As I Lay Dying – William Faulkner

As I Lay Dying follows a family struggling to cope as the Matriarch slowly descends into death.

Rating: 8/10 shattered saw-blades.

Summary:

As the novel begins, Addie Bundren lays dying in her bedroom while her son Cash builds her coffin. Addie’s husband, Anse, is arranging to have her buried in Jefferson, a town forty miles away, because Addie has requested this last wish. Anse’s motivating reason to go to Jefferson, however, is to get fitted for new teeth and, if possible, find a new wife. Two other sons, Darl and Jewel, struggle both with their mother’s death and their own mental health. Darl is perceptive and insightful but taunts others mercilessly, while Jewel knows how to express love and affection only through violence, because his mother sought violence when she conceived him during an affair with a preacher.

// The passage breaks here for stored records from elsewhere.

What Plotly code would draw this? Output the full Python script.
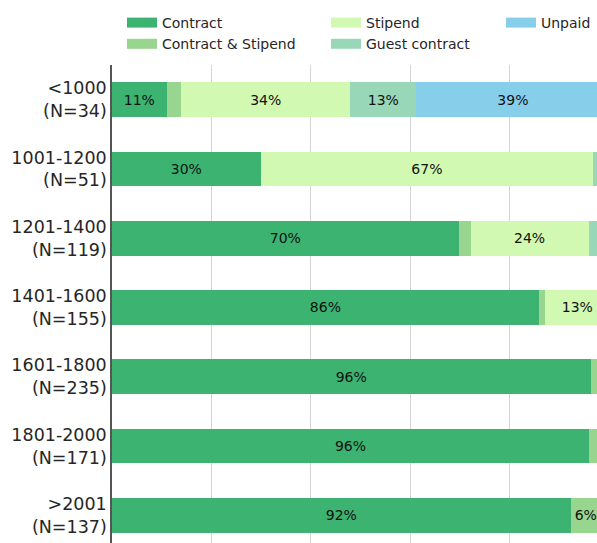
import plotly.graph_objects as go

# ---- data (percent of respondents per budget bin) ----
bins = ["<1000", "1001-1200", "1201-1400", "1401-1600", "1601-1800", "1801-2000", ">2001"]
counts = [34, 51, 119, 155, 235, 171, 137]

contract = [11.0, 29.9, 69.7, 85.8, 96.2, 95.9, 92.2]
contract_stipend = [2.9, 0.0, 2.4, 1.3, 3.8, 4.1, 6.1]
stipend = [34.0, 66.8, 23.7, 12.9, 0.0, 0.0, 1.7]
guest_contract = [13.3, 3.3, 4.2, 0.0, 0.0, 0.0, 0.0]
unpaid = [38.8, 0.0, 0.0, 0.0, 0.0, 0.0, 0.0]

series_names = ["Contract", "Contract & Stipend", "Stipend", "Guest contract", "Unpaid"]
series_values = [contract, contract_stipend, stipend, guest_contract, unpaid]
colors = ["#3cb371", "#98d58e", "#d1f9b2", "#98d8b8", "#87ceeb"]
legend_ids = ["legend", "legend", "legend2", "legend2", "legend3"]

labels = [f"{b}<br>(N={n})" for b, n in zip(bins, counts)]

fig = go.Figure()
for name, vals, col in zip(series_names, series_values, colors):
    fig.add_trace(go.Bar(
        y=labels, x=vals, orientation="h", name=name,
        marker=dict(color=col, line=dict(width=0)),
        text=[f"{round(v)}%" if v >= 5 else "" for v in vals],
        textposition="inside", insidetextanchor="middle", textangle=0,
        textfont=dict(family="DejaVu Sans", size=14, color="#111111"),
        showlegend=False, hoverinfo="x+name",
    ))

# legend entries (swatches styled like the reference); a single-point line draws nothing
for name, col, lg in zip(series_names, colors, legend_ids):
    fig.add_trace(go.Scatter(
        x=[0], y=[labels[0]], mode="lines", name=name,
        line=dict(color=col, width=10), legend=lg, showlegend=True,
        hoverinfo="skip",
    ))

W, H = 597, 543
ML, MT = 112, 65
PW, PH = W - ML, H - MT


def px_x(p):
    return (p - ML) / PW


def px_y(p):
    return 1 + (MT - p) / PH


legend_common = dict(
    xref="paper", yref="paper", xanchor="left", yanchor="top",
    orientation="v", bgcolor="rgba(0,0,0,0)", borderwidth=0,
    font=dict(family="DejaVu Sans", size=14, color="#262626"),
    tracegroupgap=0, itemclick=False, traceorder="normal",
)

fig.update_layout(
    width=W, height=H,
    margin=dict(l=ML, r=0, t=MT, b=0, pad=0),
    barmode="stack", bargap=0.5,
    plot_bgcolor="white", paper_bgcolor="white",
    font=dict(family="DejaVu Sans", size=17.5, color="#262626"),
    legend=dict(x=px_x(122), y=px_y(7), **legend_common),
    legend2=dict(x=px_x(326), y=px_y(7), **legend_common),
    legend3=dict(x=px_x(501), y=px_y(7), **legend_common),
    xaxis=dict(
        range=[0, 97.5], dtick=20, showgrid=True, gridcolor="#d4d4d4", gridwidth=1,
        zeroline=False, showticklabels=False, ticks="", showline=False,
        fixedrange=True, automargin=False,
    ),
    yaxis=dict(
        type="category", range=[6.4, -0.5], showgrid=False, zeroline=False,
        showline=True, linecolor="#555555", linewidth=1.5, ticks="",
        ticklabelstandoff=0, automargin=False, fixedrange=True,
        tickfont=dict(family="DejaVu Sans", size=17.5, color="#262626"),
    ),
)

fig.write_html(
    "out.html",
    config={"displayModeBar": False},
    post_script=(
        "document.body.style.margin='0px';"
        "document.documentElement.style.overflow='hidden';"
        "document.body.style.overflow='hidden';"
    ),
)
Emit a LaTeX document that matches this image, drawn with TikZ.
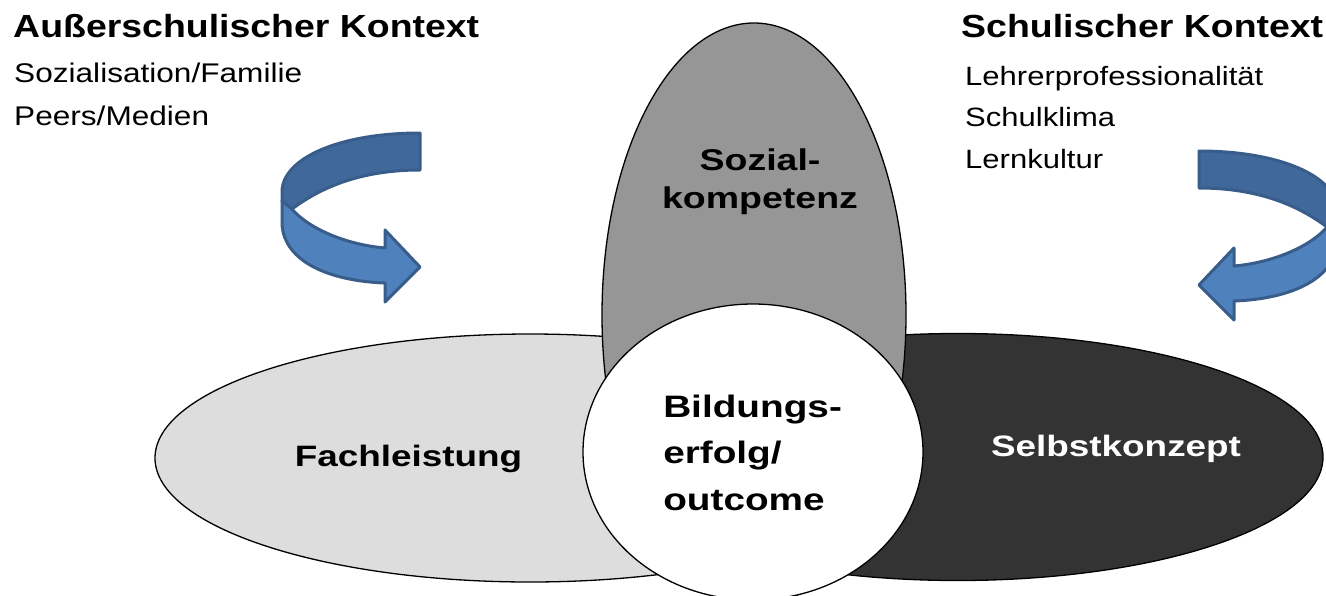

Daughter Dewey Dell, a simple young woman who is incapable of forming deep, logically sequenced thoughts, is pregnant and in a hurry to get to Jefferson for an abortion. The youngest child in the Bundren family, Vardaman, is either much younger than his siblings or is mentally retarded; throughout the novel, he confuses his mother with the fish he catches on the day she dies.

To adhere to Addie’s wishes, the family travels the distance to Jefferson during a hot, wet spell in Mississippi, and throughout the journey, Addie’s body proceeds to decay, while buzzards swirl menacingly overhead. When they discover that a bridge has washed out, the family must find a way to get Addie’s coffin over the river, and the ensuing scenes are both tragic and comic.

When these events become too horrific for Darl and he comes to understands that his mother needs to be buried properly, he tries to burn his mother’s body and coffin in a barn, an act for which he is declared mentally insane. His father, Anse, allows Darl to be sent to an insane asylum because he does not want to reimburse the family for their barn, which was destroyed by the fire. Jewel, meanwhile, saves his mother’s body from the fire, just as he saved her coffin from the swollen river, thus fulfilling his mother’s prophecy that Jewel would save her.

Review:

Goodness me, if at the very beginning of this novel you’re not sure as to how to read it, BE SURE TO PAY ATTENTION TO THE CHAPTER TITLES. It took me 4 chapters too long to realize the narrators were shifting from one perspective to another.

As a whole though, this book is a masterpiece. I read up a little on the backstory and Faulkner wrote this book over a period of six weeks, staying up every night and never allowing the publisher to change a word. Talk about confidence. And in truth, this novel is almost scary to read because of how distant the characters seem, yet how close to home they really are. A great novel, and difficult to catch a hold of, but once you get it, the reading because pretty easily flowing.